In conversation with my Uber Driver
I love people! I love meeting people anywhere and everywhere! Given the opportunity, I will spend my Uber rides getting to know the driver.
On my most recent travels, it was a forty-minute drive from the airport to the hotel. Both there and back, I was privileged to have drivers from African countries.
The first was from Ethiopia. We chatted for the length of the drive, and he shared that when people ask where he is from, he generally just says Africa because no one knows where Ethiopia is located.
When returning to the airport, I learned that my driver emigrated two years ago from Cameroon.
I asked lots of questions. He drives for Uber up to twelve hours a day. From 4-9pm every weeknight, he takes English classes.
In his home country, he was a lawyer, and he is hoping to be accepted into a program here that will allow him to continue his practice.
I asked if he ever goes back to Cameroon to visit his eleven-year-old daughter.
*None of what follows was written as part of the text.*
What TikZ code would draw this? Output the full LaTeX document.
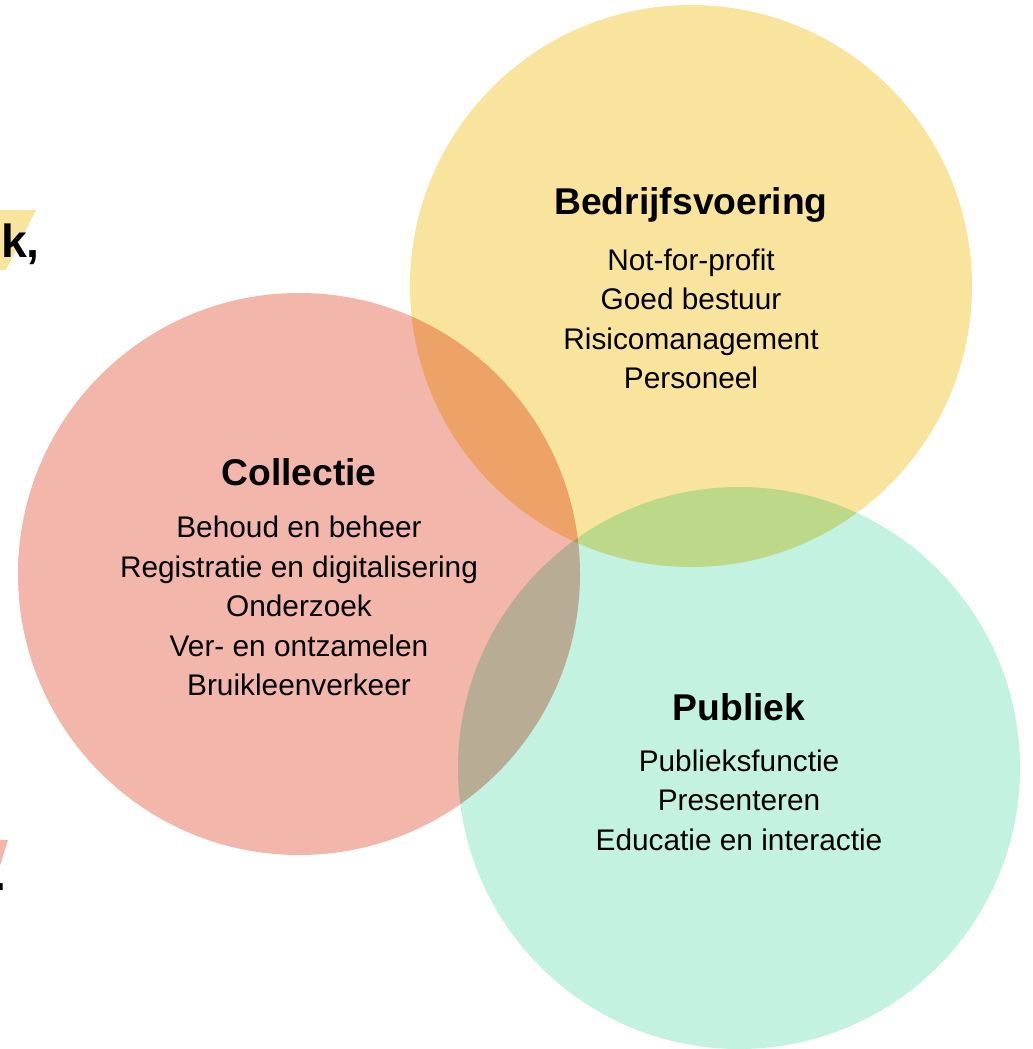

“I am not allowed to return unless I become an American citizen.”
“You can’t return to your own country without American citizenship?”
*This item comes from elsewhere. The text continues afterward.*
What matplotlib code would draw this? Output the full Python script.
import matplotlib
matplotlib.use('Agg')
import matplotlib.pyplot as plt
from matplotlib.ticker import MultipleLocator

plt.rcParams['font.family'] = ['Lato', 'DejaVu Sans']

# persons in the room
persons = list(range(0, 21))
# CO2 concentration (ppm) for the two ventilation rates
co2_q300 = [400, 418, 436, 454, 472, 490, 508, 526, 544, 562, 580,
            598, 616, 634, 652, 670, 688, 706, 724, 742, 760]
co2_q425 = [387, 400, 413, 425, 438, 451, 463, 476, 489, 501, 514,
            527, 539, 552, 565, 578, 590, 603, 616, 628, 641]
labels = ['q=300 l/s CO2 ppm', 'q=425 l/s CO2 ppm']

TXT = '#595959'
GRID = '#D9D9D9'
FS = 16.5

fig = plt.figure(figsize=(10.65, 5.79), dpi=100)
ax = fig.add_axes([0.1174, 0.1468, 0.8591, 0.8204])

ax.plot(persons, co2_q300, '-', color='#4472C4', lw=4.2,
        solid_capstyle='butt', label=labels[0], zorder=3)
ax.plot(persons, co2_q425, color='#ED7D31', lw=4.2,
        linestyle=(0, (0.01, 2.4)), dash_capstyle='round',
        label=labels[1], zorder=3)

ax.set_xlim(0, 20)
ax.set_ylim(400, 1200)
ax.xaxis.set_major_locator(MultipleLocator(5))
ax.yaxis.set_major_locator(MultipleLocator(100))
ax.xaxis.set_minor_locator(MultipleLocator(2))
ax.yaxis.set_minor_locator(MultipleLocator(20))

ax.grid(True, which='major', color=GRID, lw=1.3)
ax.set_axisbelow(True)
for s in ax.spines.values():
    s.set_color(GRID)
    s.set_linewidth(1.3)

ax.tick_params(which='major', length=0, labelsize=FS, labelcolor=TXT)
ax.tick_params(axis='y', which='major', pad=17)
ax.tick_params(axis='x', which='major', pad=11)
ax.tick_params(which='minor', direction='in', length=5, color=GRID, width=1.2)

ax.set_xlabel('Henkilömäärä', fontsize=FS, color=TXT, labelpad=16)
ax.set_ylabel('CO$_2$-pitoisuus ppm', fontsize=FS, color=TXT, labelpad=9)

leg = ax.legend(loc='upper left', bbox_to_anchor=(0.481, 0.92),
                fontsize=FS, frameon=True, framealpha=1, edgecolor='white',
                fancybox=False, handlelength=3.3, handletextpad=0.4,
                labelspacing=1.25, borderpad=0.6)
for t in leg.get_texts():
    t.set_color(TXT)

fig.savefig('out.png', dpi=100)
“Correct. I left due to politics, and now I can’t go back.”
As I listened to his story unfold, I was moved to tears by his passion, and by once again being reminded of what our fellow humans across the world experience on a daily basis.
“We protest the president in my country because he has been the president for thirty-seven years! He kills people, and fixes elections. Even people in the villages are being killed. My younger brother is in prison right now, and I am trying to help him get a lawyer. It is not easy.”
The conversation turned to religion and American politics.
“My goal is to believe, but when I see what is happening around me, around the world, it is hard. I am a Christian, but I don’t believe you have to tell people your religion. Going to the church every day is not being a Christian. Being a Christian is to do right. Every single day do right. That is God.”
“I don’t have to say I am a Christian if I have faith. Faith is when we act. I watch what is happening on the southern border, and I ask myself, do we serve the same God? How can this be? Every human has a right to be safe. If they safely arrive in America, how can a Christian country turn them away? They should not build a wall, they should build a bridge! It is a big country, with lots of space.”
“People want to come here to work hard. We want to pay taxes. We want to be responsible citizens. It will take two more years for me to become a citizen. Meanwhile, I work hard and save, save, save because I don’t know what will happen tomorrow.”
We discussed cultural differences. We talked about our hopes for the future of our children. We shared stories of our travel experiences. We became friends. Did I mention, I love people?